In reviewing a claim of ineffective assistance of counsel, we follow the test set out by the Supreme Court in Strickland v. Washington, 466 U.S. 668 (1984) and adopted by the Texas Court of Criminal Appeals in Hernandez v. State, 726 S.W.2d 53, 55-57 (Tex. Crim. App. 1986). To prevail, a defendant has the burden of showing by a preponderance of the evidence: (1) his trial counsel's performance was deficient, and (2) there is a reasonable probability that the outcome was different as a result of the deficient performance. Jackson v. State, 877 S.W.2d 768, 771 (Tex. Crim. App. 1994). This showing must be sufficient to overcome the strong presumption trial "counsel rendered adequate assistance and made all significant decisions in the exercise of reasonable professional judgment and sound trial strategy." Chavez v. State, 6 S.W.3d 56, 60 (Tex. App.--San Antonio 1999, pet. ref'd) (citing Strickland 466 U.S. at 689). "Failure to make the required showing of either deficient performance or sufficient prejudice defeats the ineffectiveness claim." Strickland, 466 U.S. at 700.

Failure to File a Motion to Suppress

Just first argues the photo spread shown to Lotz was impermissibly suggestive. Therefore, Just contends, his trial counsel's failure to file a motion to suppress the identification and request a hearing on the issue constituted ineffective assistance of counsel. We disagree.

Even if we assume trial counsel's failure to file a motion to suppress Lotz's photo identification rose to the level of deficient performance under Strickland, the shortcoming was not outcome determinative. At trial, Lotz identified Just as one of the persons running out of Snelling's home on the day of the burglary. Lotz said she was only forty feet away from Just when she saw him and that she recognized him from the neighborhood as someone who did yard work for Snelling. Thus, the jury had credible identification evidence to consider with or without Lotz's prior photo identification. Just has therefore failed to meet prong two of the Strickland test. We overrule this point of error.

Failure to Quash Indictment

Just next contends trial counsel's failure to quash the indictment deprived him of effective assistance. Specifically, he claims Paragraph B of the indictment was legally insufficient because it failed to give him notice of specific property stolen. We reject this argument. The Texas Court of Criminal Appeals "has repeatedly held that an indictment for burglary as set forth in [section 32.02(a)(3)] . . . is not fatally defective because it fails to allege the owner, value, description, nature, etc., of the property which the accused allegedly intended to steal." DeVaughn v. State, 749 S.W.2d 62, 65 (Tex. Crim. App. 1988). Generally, an indictment only needs to track the language of the penal statute to be legally sufficient. Id. at 67. It is not necessary for the state to allege evidentiary facts. Id.

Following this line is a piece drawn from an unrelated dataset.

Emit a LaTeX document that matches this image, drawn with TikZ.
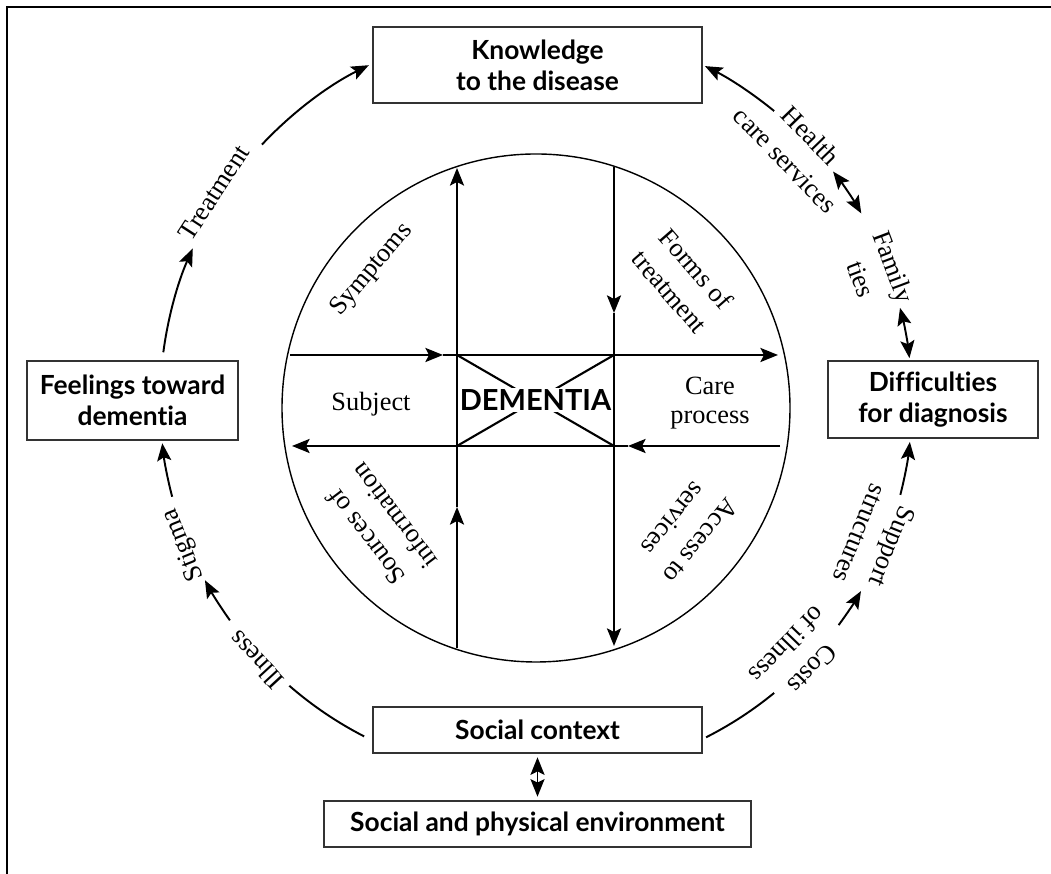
\documentclass[tikz,border=0pt]{standalone}
\usepackage{fontspec}
\setmainfont{Liberation Serif}
\newfontfamily\boxfont{Lato}[Ligatures=NoCommon]
\usetikzlibrary{calc,arrows.meta}
\def\ringarc[#1](#2:#3){\draw[#1] ($(ring)+(#2:376)$) arc (#2:#3:376);}

\tikzset{
  box/.style={draw=black!80, line width=0.9pt, align=center, inner sep=2pt,
    font=\boxfont\bfseries\fontsize{15}{17.5}\selectfont},
  lbl/.style={align=center, inner sep=0pt, font=\fontsize{15}{20}\selectfont},
  tip/.style={Stealth[length=10pt,width=8pt,inset=2pt]},
  arr/.style={line width=1.1pt, -{Stealth[length=10pt,width=8pt,inset=2pt]}},
  dbl/.style={line width=1.1pt, {Stealth[length=10pt,width=8pt,inset=2pt]}-{Stealth[length=10pt,width=8pt,inset=2pt]}},
  ringline/.style={line width=1.1pt},
  cross/.style={line width=1.2pt},
}

\begin{document}
\begin{tikzpicture}[x=0.02cm,y=0.02cm]
			%%%%% START %%%%%
			\useasboundingbox (0,0) rectangle (1051,874);
			
			\draw[line width=1.2pt] (7,0) -- (7,867) -- (1051,867);
			
			\coordinate (ring) at (536,472);
			\coordinate (core) at (536,466);
			
			%%%%% BOXES %%%%%
			\node[box, minimum width=6.58cm, minimum height=1.52cm] (know) at (537.5,809) {Knowledge\\to the disease};
			\node[box, minimum width=4.22cm, minimum height=1.58cm] (feel) at (132.5,473.5) {Feelings toward\\dementia};
			\node[box, minimum width=4.2cm, minimum height=1.54cm] (diff) at (933,474.5) {Difficulties\\for diagnosis};
			\node[box, minimum width=6.58cm, minimum height=0.92cm] (soc) at (537.5,144) {Social context};
			\node[box, minimum width=8.54cm, minimum height=0.92cm] (env) at (537.5,50) {Social and physical environment};
			
			\draw[dbl, shorten <=2pt, shorten >=2pt] (soc) -- (env);
			
			%%%%% INNER CIRCLE %%%%%
			\draw[line width=0.8pt] (core) circle (254);
			
			\coordinate (v1t) at (457,706);
			\coordinate (v1m) at (457,367);
			\coordinate (v1b) at (457,226);
			\coordinate (v2t) at (614,707);
			\coordinate (v2m) at (614,561);
			\coordinate (v2b) at (614,228);
			\coordinate (h1l) at (290,519);
			\coordinate (h1m) at (443,519);
			\coordinate (h1r) at (778,519);
			\coordinate (h2r) at (780,428);
			\coordinate (h2m) at (628,428);
			\coordinate (h2l) at (292,428);
			
			\draw[cross, -{Stealth[length=10pt,width=8pt,inset=2pt]}] (v1b) -- (v1m);
			\draw[cross, -{Stealth[length=10pt,width=8pt,inset=2pt]}] (v1m) -- (v1t);
			\draw[cross, -{Stealth[length=10pt,width=8pt,inset=2pt]}] (v2t) -- (v2m);
			\draw[cross, -{Stealth[length=10pt,width=8pt,inset=2pt]}] (v2m) -- (v2b);
			\draw[cross, -{Stealth[length=10pt,width=8pt,inset=2pt]}] (h1l) -- (h1m);
			\draw[cross, -{Stealth[length=10pt,width=8pt,inset=2pt]}] (h1m) -- (h1r);
			\draw[cross, -{Stealth[length=10pt,width=8pt,inset=2pt]}] (h2r) -- (h2m);
			\draw[cross, -{Stealth[length=10pt,width=8pt,inset=2pt]}] (h2m) -- (h2l);
			
			\coordinate (bxnw) at (457,519);
			\coordinate (bxne) at (614,519);
			\coordinate (bxse) at (614,428);
			\coordinate (bxsw) at (457,428);
			\draw[cross] (bxnw) -- (bxse);
			\draw[cross] (bxsw) -- (bxne);
			
			\node[fill=white, inner sep=1pt, font=\boxfont\bfseries\fontsize{16.5}{18}\selectfont] (dem) at (535.5,474) {DEMENTIA};
			
			\node[lbl, rotate=50] (symp) at (372,604) {Symptoms};
			\node[lbl, rotate=-49] (forms) at (683,594) {Forms of\\treatment};
			\node[lbl, font=\fontsize{15}{16.5}\selectfont] (subj) at (371,470) {Subject};
			\node[lbl, font=\fontsize{15}{16.5}\selectfont] (care) at (710,471) {Care\\process};
			\node[lbl, rotate=127] (sources) at (380,347) {Sources of\\information};
			\node[lbl, rotate=231] (access) at (687,344) {Access to\\services};
			
			%%%%% OUTER RING %%%%%
			\ringarc[arr](172.4:155.9);
			\node[lbl, rotate=57] (treat) at ($(ring)+(147:384)$) {Treatment};
			\ringarc[arr](136.8:116.4);
			
			\ringarc[arr](50.7:63.3);
			\node[lbl, rotate=-45.9] (health) at ($(ring)+(44.1:365)$) {Health\\care services};
			\ringarc[dbl](37.8:30.1);
			\node[lbl, rotate=-69.3] (family) at ($(ring)+(20.7:365)$) {Family\\ties};
			\ringarc[dbl](14.5:6.7);
			
			\ringarc[ringline](242.8:229);
			\node[lbl, rotate=132.7] (illness) at ($(ring)+(222.7:381)$) {Illness};
			\ringarc[arr](215.5:208.3);
			\node[lbl, rotate=112.1] (stigma) at ($(ring)+(202.1:380)$) {Stigma};
			\ringarc[arr](194.6:186.3);
			
			\ringarc[ringline](296.9:309.3);
			\node[lbl, rotate=226] (costs) at ($(ring)+(316:367)$) {Costs\\of illness};
			\ringarc[arr](323.6:329.8);
			\node[lbl, rotate=247.9] (support) at ($(ring)+(337.9:367)$) {Support\\structures};
			\ringarc[arr](345.7:353.9);
			
			%%%%% END %%%%%
\end{tikzpicture}
\end{document}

Here, Paragraph B tracks the language of section 30.02(a)(3) of the Texas Penal Code. See Tex. Pen. Code Ann. 30.02(a)(3) (Vernon Supp. 1999). Thus, the indictment was legally sufficient and trial counsel's failure to file a motion to quash the indictment did not deprive Just of effective assistance. See Thacker v. State, 999 S.W.2d 56, 67 (Tex. App.--Houston [14th Dist.] 1999, pet. ref'd). Even if trial counsel had quashed the indictment and requested additional factual information to prepare a defense, the State could have amended the indictment to add the information omitted. DeVaughn v. State, 749 S.W.2d at 67. Therefore, Just has not shown "but for counsel's [failure to quash the indictment], the result of the proceeding would have been different." Strickland, 466 U.S. at 694. Consequently, this argument is without merit and Just's second point of error is overruled.

Failure to Object to Inadmissible Hearsay

Just also complains he was deprived of the effective assistance of counsel because trial counsel failed to object to hearsay testimony linking him to the burglary. He argues the following hearsay testimony by Lotz is inadmissible because it does not fall within an exception to the hearsay rule:

STATE: ... when you went to [find] your son, did anyone mention seeing people running by?

LOTZ: Yes, sir; they did.

STATE: ... And did they know who that was?

LOTZ: Some of them said some names, a couple of them did.

STATE: What names did they say?

LOTZ: Brian Just and Garret Mercer.

The State, on the other hand, argues this testimony, while hearsay, falls under the present sense impression or excited utterance exceptions to the hearsay rule. See Tex. R. Evid. 803(1)-(2).

We decline to decide whether Lotz's testimony amounted to inadmissible hearsay. We also do not decide whether trial counsel's failure to file a motion to suppress the complained of testimony amounted to deficient performance because Just has failed to show the outcome of his trial would have been different as a result of the deficient performance. "A defendant's failure to satisfy one prong of the Strickland test negates a court's need to consider the other." Ladd v. State, 3 S.W.3d 547, 565 (Tex. Crim. App. 1999), cert. denied, 120 S. Ct. 1680 (2000).

Here, both Lotz and Howton identified Just in court as the person they saw running with a rifle case in his hand the day of the crime. Lotz even identified Just as the person she saw leaving Snelling's home. Moreover, both recognized Just as someone who lived in their neighborhood and Howton knew Just's name and address. Thus, there would have been evidence of Just's identity even if trial counsel had objected successfully to any hearsay testimony by Lotz. We therefore overrule Just's final point of error.

The judgment of the trial court is affirmed.